What would be prefered as input, the raw counts or the DEG?
The input to that tutorial is raw counts, which then undergo normalisation. All clustering algorithms that are then applied are based on the Z-transformed (by row/gene) CPM+0.25 values, as per these lines:
z <- cpm(y, normalized.lib.size=TRUE)
scaledata <- t(scale(t(z))) # Centers and scales data.
scaledata
is then used for clustering
If you want to then use the DEGs, please just filter the scaledata
object to only comprise the DEGs, and then re-do clustering. For example:
degs <- c('ATM','ERBB2','ERBB3','BRCC3')
scaledata.filt <- scaledata[degs,]
-----------------
---------
Furthermore how could I make a dotplot of the genes and the clusters,
similar to this dotplot in this thread? How to make k-means clustering
plot for relative expression?
It may help that you clarify specifically what you are visualising in your head. While those figures may look colourful and 'nice', what they say is important for most non-sensationalistic journals. Is it:
- plot of a single gene's expression per cluster?

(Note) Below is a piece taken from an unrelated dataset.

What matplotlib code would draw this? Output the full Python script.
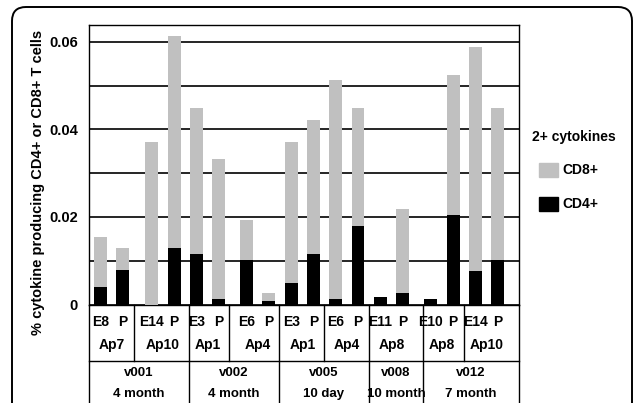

- plot of a summarised 'score' per cluster?
- plot of a summarised score per gene per cluster (k-means center or PAM medoid?
...what do you want to show?
Kevin
Try filtering your dataset for DEGs, Then use z-score scaled, rlog-transformed counts as input for kmeans-clustering.
Thanks for your fast reply! After I run the
DESeq
, how will I filter the dataset? I'm a relatively newb, so any additional information/guidance would be highly appreciated. Thanks!